What the exercise asks — Copy out, unchanged, every line from the start of the records to the line that contains "p.set_visible(False)", and stop there.

** Start Data for this exercise **

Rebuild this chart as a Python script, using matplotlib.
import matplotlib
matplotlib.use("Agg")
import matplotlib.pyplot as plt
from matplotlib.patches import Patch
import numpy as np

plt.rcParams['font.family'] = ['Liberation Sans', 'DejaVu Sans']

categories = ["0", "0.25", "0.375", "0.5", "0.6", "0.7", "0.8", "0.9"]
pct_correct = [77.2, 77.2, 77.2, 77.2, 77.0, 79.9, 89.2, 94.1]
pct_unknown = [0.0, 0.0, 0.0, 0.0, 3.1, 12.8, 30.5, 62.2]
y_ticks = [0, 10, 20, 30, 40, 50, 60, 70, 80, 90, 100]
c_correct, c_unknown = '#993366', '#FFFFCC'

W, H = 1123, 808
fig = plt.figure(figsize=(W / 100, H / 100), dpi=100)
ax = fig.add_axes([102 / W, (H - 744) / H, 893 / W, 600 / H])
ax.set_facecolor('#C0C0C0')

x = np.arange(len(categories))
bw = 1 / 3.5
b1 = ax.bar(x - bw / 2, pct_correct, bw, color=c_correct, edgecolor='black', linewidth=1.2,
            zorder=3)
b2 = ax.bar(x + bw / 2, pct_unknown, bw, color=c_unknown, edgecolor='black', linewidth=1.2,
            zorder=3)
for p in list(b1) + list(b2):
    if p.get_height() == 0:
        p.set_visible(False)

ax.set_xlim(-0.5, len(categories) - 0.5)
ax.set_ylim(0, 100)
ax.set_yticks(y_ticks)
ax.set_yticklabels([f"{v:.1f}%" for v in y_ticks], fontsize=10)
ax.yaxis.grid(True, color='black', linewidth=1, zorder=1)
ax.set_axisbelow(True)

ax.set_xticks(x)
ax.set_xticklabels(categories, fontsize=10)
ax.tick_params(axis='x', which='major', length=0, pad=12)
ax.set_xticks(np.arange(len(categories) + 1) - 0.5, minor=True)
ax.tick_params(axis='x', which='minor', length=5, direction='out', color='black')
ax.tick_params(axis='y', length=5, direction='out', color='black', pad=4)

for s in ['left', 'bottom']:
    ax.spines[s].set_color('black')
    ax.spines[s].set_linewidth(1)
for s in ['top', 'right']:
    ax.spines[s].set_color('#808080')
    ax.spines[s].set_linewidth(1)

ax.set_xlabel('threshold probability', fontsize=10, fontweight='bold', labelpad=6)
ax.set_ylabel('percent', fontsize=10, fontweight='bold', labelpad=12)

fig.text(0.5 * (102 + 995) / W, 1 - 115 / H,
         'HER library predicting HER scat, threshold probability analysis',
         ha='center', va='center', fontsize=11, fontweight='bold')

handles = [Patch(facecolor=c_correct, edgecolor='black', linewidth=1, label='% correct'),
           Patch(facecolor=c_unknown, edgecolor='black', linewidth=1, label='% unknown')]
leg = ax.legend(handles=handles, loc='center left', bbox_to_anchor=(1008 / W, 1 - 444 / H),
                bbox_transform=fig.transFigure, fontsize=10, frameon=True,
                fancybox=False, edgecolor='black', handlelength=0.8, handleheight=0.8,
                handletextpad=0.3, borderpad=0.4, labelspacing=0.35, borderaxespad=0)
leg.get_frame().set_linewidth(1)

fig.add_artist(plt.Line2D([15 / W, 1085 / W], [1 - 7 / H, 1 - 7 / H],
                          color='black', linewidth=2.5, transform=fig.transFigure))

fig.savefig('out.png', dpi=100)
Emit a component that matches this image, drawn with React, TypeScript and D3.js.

** End Data for this exercise **

Result of the task —
Rebuild this chart as a Python script, using matplotlib.
import matplotlib
matplotlib.use("Agg")
import matplotlib.pyplot as plt
from matplotlib.patches import Patch
import numpy as np

plt.rcParams['font.family'] = ['Liberation Sans', 'DejaVu Sans']

categories = ["0", "0.25", "0.375", "0.5", "0.6", "0.7", "0.8", "0.9"]
pct_correct = [77.2, 77.2, 77.2, 77.2, 77.0, 79.9, 89.2, 94.1]
pct_unknown = [0.0, 0.0, 0.0, 0.0, 3.1, 12.8, 30.5, 62.2]
y_ticks = [0, 10, 20, 30, 40, 50, 60, 70, 80, 90, 100]
c_correct, c_unknown = '#993366', '#FFFFCC'

W, H = 1123, 808
fig = plt.figure(figsize=(W / 100, H / 100), dpi=100)
ax = fig.add_axes([102 / W, (H - 744) / H, 893 / W, 600 / H])
ax.set_facecolor('#C0C0C0')

x = np.arange(len(categories))
bw = 1 / 3.5
b1 = ax.bar(x - bw / 2, pct_correct, bw, color=c_correct, edgecolor='black', linewidth=1.2,
            zorder=3)
b2 = ax.bar(x + bw / 2, pct_unknown, bw, color=c_unknown, edgecolor='black', linewidth=1.2,
            zorder=3)
for p in list(b1) + list(b2):
    if p.get_height() == 0:
        p.set_visible(False)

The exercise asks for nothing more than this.